- _TASK OBJECTIVE_:
Print nothing but the lines from the start of the listing below through the line that contains "const labels = values.map(v". Do not include the pictures.

[Figure scripts]
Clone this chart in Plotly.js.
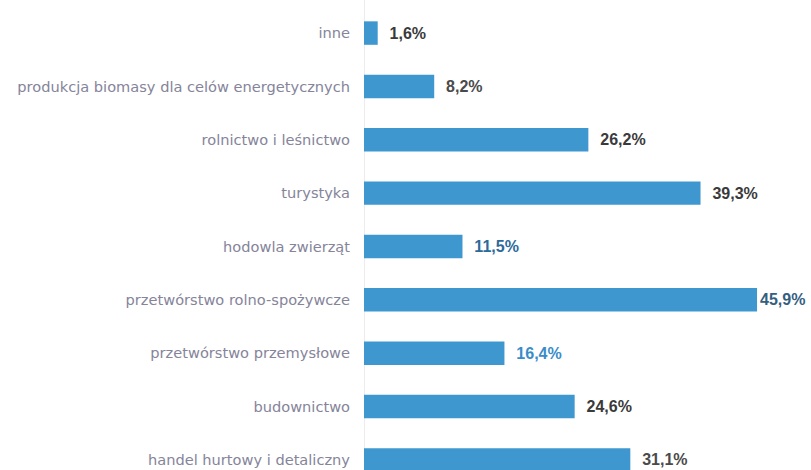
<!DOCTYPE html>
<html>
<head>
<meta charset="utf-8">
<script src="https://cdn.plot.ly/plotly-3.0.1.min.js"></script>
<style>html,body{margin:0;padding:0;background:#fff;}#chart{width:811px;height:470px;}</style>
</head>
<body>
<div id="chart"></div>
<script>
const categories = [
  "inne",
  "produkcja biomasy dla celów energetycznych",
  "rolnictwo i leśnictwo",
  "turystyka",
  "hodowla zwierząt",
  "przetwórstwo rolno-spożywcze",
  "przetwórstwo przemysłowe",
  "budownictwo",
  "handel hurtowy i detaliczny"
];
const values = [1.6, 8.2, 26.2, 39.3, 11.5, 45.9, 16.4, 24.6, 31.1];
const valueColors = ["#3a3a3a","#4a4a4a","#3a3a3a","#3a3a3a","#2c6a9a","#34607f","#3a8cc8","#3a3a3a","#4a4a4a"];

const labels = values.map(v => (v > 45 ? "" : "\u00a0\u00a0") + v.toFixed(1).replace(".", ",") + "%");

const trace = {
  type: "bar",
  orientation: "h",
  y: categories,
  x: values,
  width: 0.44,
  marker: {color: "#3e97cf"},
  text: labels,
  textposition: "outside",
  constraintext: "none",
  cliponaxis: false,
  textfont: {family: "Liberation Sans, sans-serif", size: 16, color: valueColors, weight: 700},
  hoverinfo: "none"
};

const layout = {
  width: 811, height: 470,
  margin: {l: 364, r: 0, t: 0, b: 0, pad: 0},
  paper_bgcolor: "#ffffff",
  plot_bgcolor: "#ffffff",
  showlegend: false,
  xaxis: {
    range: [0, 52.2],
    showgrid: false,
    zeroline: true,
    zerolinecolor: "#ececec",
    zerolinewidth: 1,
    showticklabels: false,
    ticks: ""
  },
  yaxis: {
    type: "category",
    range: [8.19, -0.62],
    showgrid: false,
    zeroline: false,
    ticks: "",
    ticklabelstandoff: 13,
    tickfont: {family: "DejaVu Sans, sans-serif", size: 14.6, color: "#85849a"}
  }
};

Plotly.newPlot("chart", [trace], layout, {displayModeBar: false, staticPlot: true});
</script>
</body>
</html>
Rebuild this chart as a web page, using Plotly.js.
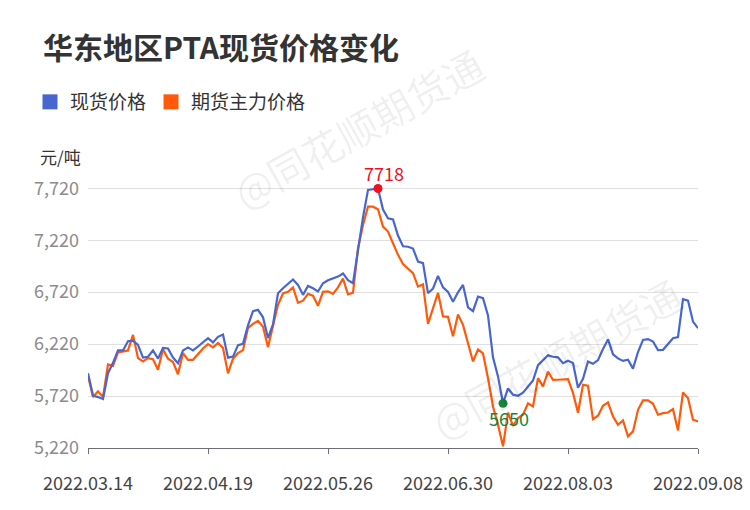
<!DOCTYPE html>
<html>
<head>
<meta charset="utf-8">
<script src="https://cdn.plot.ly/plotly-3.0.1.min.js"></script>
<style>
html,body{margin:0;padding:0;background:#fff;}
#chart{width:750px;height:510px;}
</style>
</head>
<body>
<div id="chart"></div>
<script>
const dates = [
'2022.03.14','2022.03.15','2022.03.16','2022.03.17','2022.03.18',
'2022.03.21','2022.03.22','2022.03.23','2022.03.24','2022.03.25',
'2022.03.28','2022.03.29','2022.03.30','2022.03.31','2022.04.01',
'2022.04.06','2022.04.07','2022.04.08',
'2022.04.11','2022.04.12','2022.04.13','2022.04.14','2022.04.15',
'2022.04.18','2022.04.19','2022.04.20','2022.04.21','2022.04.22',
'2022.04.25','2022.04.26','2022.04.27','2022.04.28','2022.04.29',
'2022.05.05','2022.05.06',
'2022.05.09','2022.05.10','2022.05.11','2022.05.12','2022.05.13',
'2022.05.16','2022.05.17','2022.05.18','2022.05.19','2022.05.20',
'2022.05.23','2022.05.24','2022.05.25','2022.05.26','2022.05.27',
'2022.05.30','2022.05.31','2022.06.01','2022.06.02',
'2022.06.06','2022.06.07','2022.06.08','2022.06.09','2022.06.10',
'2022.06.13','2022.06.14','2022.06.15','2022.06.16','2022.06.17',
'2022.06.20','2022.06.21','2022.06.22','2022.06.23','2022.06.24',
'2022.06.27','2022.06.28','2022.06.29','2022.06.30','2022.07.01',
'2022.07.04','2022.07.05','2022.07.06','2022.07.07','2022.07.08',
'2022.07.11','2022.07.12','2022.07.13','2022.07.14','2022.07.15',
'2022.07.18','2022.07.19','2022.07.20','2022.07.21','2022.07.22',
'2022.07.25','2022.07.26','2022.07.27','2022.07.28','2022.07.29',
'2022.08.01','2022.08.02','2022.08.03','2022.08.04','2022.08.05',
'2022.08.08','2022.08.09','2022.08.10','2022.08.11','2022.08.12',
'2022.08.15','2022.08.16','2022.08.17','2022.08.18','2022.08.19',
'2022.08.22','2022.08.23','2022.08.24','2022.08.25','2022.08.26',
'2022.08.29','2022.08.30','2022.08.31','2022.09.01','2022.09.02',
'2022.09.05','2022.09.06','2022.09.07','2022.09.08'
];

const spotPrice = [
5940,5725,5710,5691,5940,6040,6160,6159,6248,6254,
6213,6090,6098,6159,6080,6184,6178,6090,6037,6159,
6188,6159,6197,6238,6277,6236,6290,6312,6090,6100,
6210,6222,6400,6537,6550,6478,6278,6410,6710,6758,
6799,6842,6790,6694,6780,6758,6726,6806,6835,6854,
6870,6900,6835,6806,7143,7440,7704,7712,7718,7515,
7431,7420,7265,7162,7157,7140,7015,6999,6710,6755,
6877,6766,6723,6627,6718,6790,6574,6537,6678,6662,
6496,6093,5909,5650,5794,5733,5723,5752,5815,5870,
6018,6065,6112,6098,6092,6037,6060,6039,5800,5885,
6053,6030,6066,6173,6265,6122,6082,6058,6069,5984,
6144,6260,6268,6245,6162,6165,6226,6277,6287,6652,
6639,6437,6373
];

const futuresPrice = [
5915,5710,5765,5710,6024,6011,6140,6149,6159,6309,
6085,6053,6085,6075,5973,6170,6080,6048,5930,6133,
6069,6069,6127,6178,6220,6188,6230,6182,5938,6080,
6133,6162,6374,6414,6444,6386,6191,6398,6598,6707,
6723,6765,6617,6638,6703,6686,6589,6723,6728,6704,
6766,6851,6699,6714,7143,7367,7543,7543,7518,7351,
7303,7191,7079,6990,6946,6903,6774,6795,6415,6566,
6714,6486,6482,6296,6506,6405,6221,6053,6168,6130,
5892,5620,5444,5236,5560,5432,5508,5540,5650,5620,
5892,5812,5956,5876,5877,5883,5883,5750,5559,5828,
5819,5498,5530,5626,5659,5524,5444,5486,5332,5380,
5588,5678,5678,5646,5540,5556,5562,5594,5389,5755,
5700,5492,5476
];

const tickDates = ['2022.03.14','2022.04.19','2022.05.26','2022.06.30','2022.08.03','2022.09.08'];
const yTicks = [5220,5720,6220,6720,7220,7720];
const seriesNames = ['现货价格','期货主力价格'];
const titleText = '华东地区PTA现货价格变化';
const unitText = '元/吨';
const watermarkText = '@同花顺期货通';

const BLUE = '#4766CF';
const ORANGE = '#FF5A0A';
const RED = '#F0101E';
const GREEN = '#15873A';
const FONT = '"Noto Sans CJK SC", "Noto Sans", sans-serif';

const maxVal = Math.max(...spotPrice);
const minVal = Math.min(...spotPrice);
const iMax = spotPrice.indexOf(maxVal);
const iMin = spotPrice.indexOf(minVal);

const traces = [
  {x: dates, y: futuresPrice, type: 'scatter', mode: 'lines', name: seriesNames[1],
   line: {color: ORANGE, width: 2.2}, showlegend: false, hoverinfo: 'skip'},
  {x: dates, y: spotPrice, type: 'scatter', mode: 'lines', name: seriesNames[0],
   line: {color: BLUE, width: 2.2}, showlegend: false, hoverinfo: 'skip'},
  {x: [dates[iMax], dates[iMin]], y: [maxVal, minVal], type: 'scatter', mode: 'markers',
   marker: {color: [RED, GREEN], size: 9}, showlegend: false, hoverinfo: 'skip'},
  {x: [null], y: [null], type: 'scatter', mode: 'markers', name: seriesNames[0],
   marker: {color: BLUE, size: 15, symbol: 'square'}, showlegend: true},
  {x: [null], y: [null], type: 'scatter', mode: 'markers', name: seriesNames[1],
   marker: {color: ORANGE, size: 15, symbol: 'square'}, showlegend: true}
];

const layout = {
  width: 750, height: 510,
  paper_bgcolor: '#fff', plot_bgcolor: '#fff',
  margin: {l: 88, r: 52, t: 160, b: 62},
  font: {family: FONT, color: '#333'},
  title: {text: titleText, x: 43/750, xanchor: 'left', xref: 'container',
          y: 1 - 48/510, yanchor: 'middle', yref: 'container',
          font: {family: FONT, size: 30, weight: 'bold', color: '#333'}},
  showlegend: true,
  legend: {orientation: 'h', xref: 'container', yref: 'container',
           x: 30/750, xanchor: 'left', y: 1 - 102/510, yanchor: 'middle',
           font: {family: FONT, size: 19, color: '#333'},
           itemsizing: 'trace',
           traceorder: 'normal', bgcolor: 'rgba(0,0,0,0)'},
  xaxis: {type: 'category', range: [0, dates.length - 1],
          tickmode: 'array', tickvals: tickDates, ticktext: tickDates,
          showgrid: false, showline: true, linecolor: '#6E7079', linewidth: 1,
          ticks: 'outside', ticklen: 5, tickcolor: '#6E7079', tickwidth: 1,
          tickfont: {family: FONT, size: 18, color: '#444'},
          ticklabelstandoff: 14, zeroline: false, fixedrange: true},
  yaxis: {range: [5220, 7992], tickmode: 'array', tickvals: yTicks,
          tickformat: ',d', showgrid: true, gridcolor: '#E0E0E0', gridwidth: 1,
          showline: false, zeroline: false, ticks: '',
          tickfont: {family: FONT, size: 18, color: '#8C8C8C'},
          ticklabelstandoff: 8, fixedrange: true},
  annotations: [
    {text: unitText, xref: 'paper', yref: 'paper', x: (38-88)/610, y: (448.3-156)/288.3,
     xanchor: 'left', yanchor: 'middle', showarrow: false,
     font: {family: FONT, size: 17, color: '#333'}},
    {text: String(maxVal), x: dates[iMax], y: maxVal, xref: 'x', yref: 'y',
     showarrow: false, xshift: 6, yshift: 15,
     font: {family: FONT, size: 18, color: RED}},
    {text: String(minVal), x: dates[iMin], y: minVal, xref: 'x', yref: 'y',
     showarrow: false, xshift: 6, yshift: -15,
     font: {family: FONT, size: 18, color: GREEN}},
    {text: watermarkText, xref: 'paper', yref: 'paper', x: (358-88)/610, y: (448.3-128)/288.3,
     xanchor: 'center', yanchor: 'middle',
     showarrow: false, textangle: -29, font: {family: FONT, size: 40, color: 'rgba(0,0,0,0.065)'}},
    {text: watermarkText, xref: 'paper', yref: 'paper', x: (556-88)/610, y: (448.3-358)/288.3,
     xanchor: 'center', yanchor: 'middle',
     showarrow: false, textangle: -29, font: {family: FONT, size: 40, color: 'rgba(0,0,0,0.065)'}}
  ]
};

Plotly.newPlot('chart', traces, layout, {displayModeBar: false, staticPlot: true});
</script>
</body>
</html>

- _FINISHED TASK_:
Clone this chart in Plotly.js.
<!DOCTYPE html>
<html>
<head>
<meta charset="utf-8">
<script src="https://cdn.plot.ly/plotly-3.0.1.min.js"></script>
<style>html,body{margin:0;padding:0;background:#fff;}#chart{width:811px;height:470px;}</style>
</head>
<body>
<div id="chart"></div>
<script>
const categories = [
  "inne",
  "produkcja biomasy dla celów energetycznych",
  "rolnictwo i leśnictwo",
  "turystyka",
  "hodowla zwierząt",
  "przetwórstwo rolno-spożywcze",
  "przetwórstwo przemysłowe",
  "budownictwo",
  "handel hurtowy i detaliczny"
];
const values = [1.6, 8.2, 26.2, 39.3, 11.5, 45.9, 16.4, 24.6, 31.1];
const valueColors = ["#3a3a3a","#4a4a4a","#3a3a3a","#3a3a3a","#2c6a9a","#34607f","#3a8cc8","#3a3a3a","#4a4a4a"];

const labels = values.map(v => (v > 45 ? "" : "\u00a0\u00a0") + v.toFixed(1).replace(".", ",") + "%");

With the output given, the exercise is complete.